Peton and Williams said they did not include removing the “Eyes of Texas” in their initial campaign because they believe it will eventually happen because the University has made changes in the past, such as removing statues.

Kiara Kabbara and Ethan Jones: Longhorns, Y’all Ready?

Presidential candidate Kiara Kabbara and vice presidential candidate Ethan Jones said they would be the best team to lead the student body because they have already been doing work through Student Government and other organizations.

“Not only do we have these ideas, but they’re not arbitrary,” said Jones, a business honors and public relations junior. “We’re giving you actual tangible ways and structural ways that we’re going to address the systemic issues.”

The candidates have five main campaign points: academic affairs, campus housing, equity outreach, services and sustainability, and executive projects. They want to create an endowment for the ethnic studies department to focus on learning about different cultures. To emphasize learning about different perspectives, government junior Kabbara and Jones also want UT to partner with historically Black colleges and universities for students to take classes.

“Studying different aspects of different cultures and identities and backgrounds are so important to not only increase your education but more importantly, increase your empathy towards other people,” Jones said.

Kabbara and Jones said they did not include removing the “Eyes of Texas” in their initial campaign because they have already been working on the “Rewrite not Reclaim” campaign.

Gautham Metta and Quenton Stokes: Power to the Students

Presidential candidate Guatham Metta and vice presidential candidate Quenton Stokes, a supply chain junior, said they will be able to offer a unique perspective to SG because they have not previously been a part of SG and emphasize the importance of transparency.

“People who are already a part of SG have been a part of SG, (and) whether or not they 100% align with the current administration is one thing, but they’re more or less all trying to move in the same direction,” finance junior Metta said. “We think that can create groupthink, where somebody is afraid to speak out.”

The executive alliance candidates want to push for the Texas A&M and Texas rivalry game’s reinstatement, which ended in 2011, to bring students together and create memories.

“We can’t bond over ‘The Eyes of Texas’ anymore, (and) I’m never going to sing it again,” Metta said. “There’s so many other things we can do to unite the student body, and I feel like the A&M game is another way to do that.”

Javier Lopez and Danielle Buffa: We put the U in UT!

Presidential candidate Javier Lopez and vice presidential candidate Danielle Buffa said they want to give students a voice instead of being the students’ voice.

The executive alliance candidates have six main campaign points: Your Voice, Your Health, Your Orgs, Your Identity, Your Name, and Your Government. For ‘Your Identity,’ they want to push the University administration to add a nonbinary gender identification option upon registration. For ‘Your Name,’ they are advocating for students to be able to place their preferred name on their diploma rather than their legal name.

“The bigger overlying goal is making sure the University has the tools for those students that want to change their names, or they’re going through a transition phase, and they don’t identify with the name that they came into the University as,” said Lopez, an international relations and global studies junior.

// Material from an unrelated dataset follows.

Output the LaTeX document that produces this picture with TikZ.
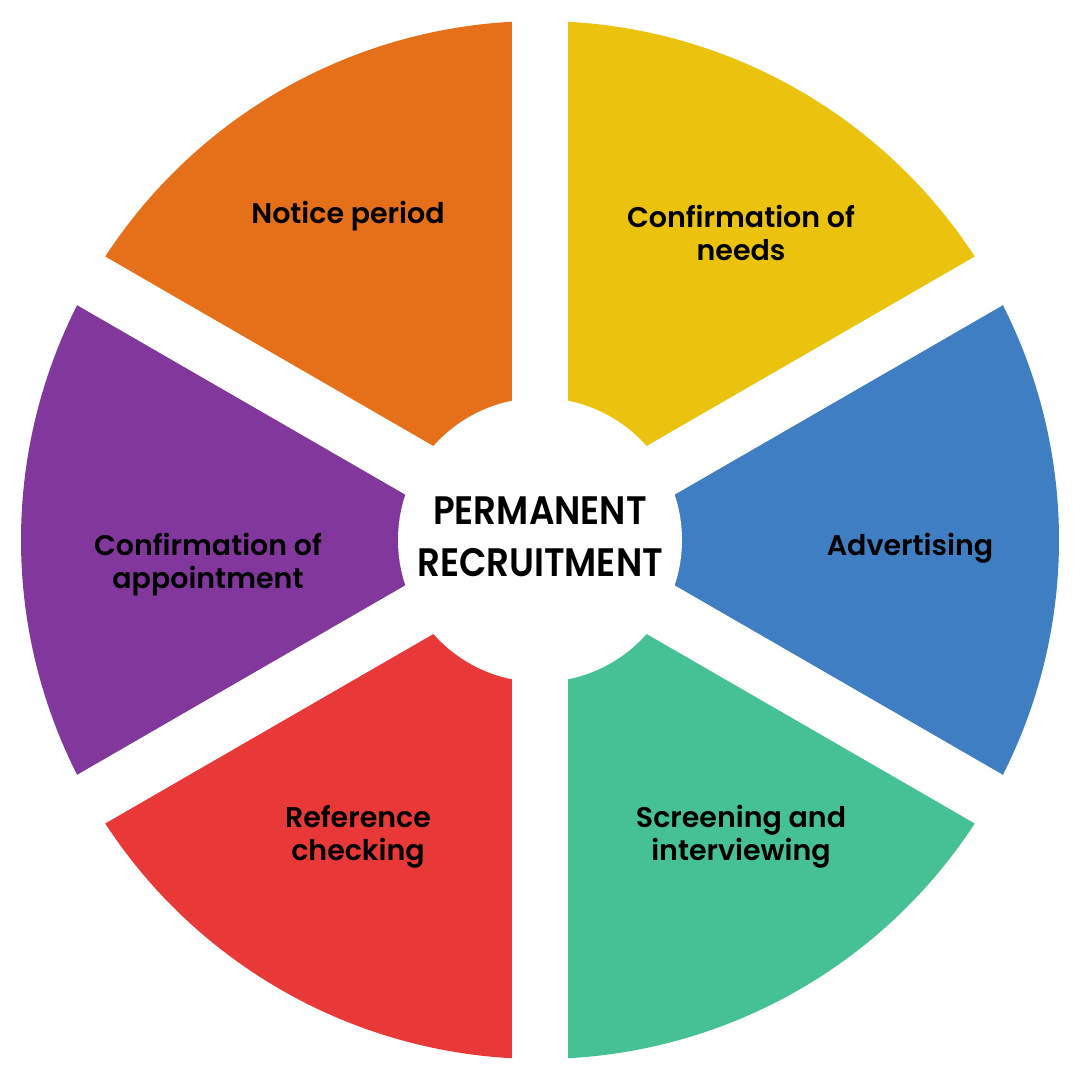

For ‘Your Orgs,’ the candidates want to use more of the SG budget to allocate to student organizations. However, SG only has the capacity to allow student organizations to request funding through SG once per semester, according to previous reporting by The Daily Texan.

Lopez and Buffa said they did not include the removal of “The Eyes of Texas” in their campaign because through their open-floor meetings, they want students to express this concern directly to University administration.